Leftovers

  • Store all leftovers in leak-proof, clear containers or wraps. BeesWax wrappers are amazing alternative for plastic wrap!
  • Follow the ‘first in, first out’ rule: Always eat the oldest foods first.
  • Refrigerate leftovers within two hours of cooking. And there’s no need to wait for piping-hot foods to cool down before storing them―modern refrigerators can handle the heat.
  • Divide leftovers into small, flat containers so that they cool faster. Some bacteria spores survive the cooking process and may germinate if the food is at room temperature long enough.
  • Check that your fridge is set at 40°F or below. And don’t just rely on the pre-programmed settings—rather, enlist help from a refrigerator thermometer.
  • Don’t refrigerate leftover soup broth, tuna fish, cranberry sauce, or other foods in cans.
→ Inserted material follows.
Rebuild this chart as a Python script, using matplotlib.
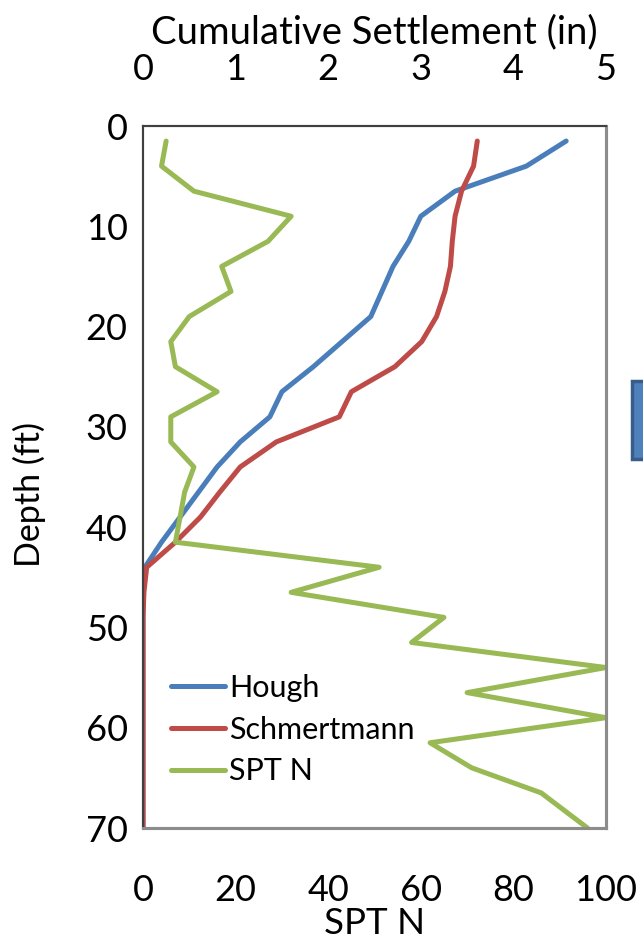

Once a can is opened, residual metal on the rim can leach into food and leave a metallic taste.
  • It’s recommended to be using refrigerated leftovers within three to five days or freezing them up to 4 months.

Fruits and Vegetables

  • Keep fruits and vegetables separate and store like with like: Apples with apples, carrots with carrots, bananas with bananas. Fruits and vegetables give off different gases that can cause others to deteriorate.
  • Leave refrigerated produce unwashed in its original packaging or wrapped loosely in a bag. (There are exceptions, such as mushrooms and herbs.)
  • If your greens seem sandy or dirty—think lettuce from the farmers’ market—rinse and dry them well, then wrap them in a paper towel. Otherwise, avoid washing your produce before refrigerating it. The dampness can make it mold and rot more quickly.
  • Fruits and vegetables stored at room temperature should be removed from any packaging and left loose. 
  • Store cut fruits and vegetables in the fridge in perforated or unsealedbags to maintain a moist environment yet still allow air to circulate.
  • Keep citrus at room temperature. However, once your lemons, limes, or oranges are past peak ripeness, storing them in the fridge will help them last longer (same goes for tomatoes and avocados). If your citrus starts to turn, you can slice the fruit up and freeze it: frozen citrus is great as ice cubes for drinks.
  • Onions, potatoes, and shallots should be stored in a cool dark place to keep them fresh, like a basket in a cupboard or a cellar. Avoid storing these products in plastic bags as this encourages spoilage. Once cut, onions should be stored in a resealable bag in the fridge where they will last for around a week, or stored in a container and kept in the freezer.
  • If you won’t be eating them immediately, buy bananas when they’re still slightly green and store them away from other fruits in the fruit bowl (they release high amounts of ethylene gas, which as mentioned can cause other fruits to go off more quickly). Consider using a banana tree to keep them separated and minimize bruising.
  • Keep apples in an uncovered fruit bowl on the countertop and make sure to store them out of direct sunlight.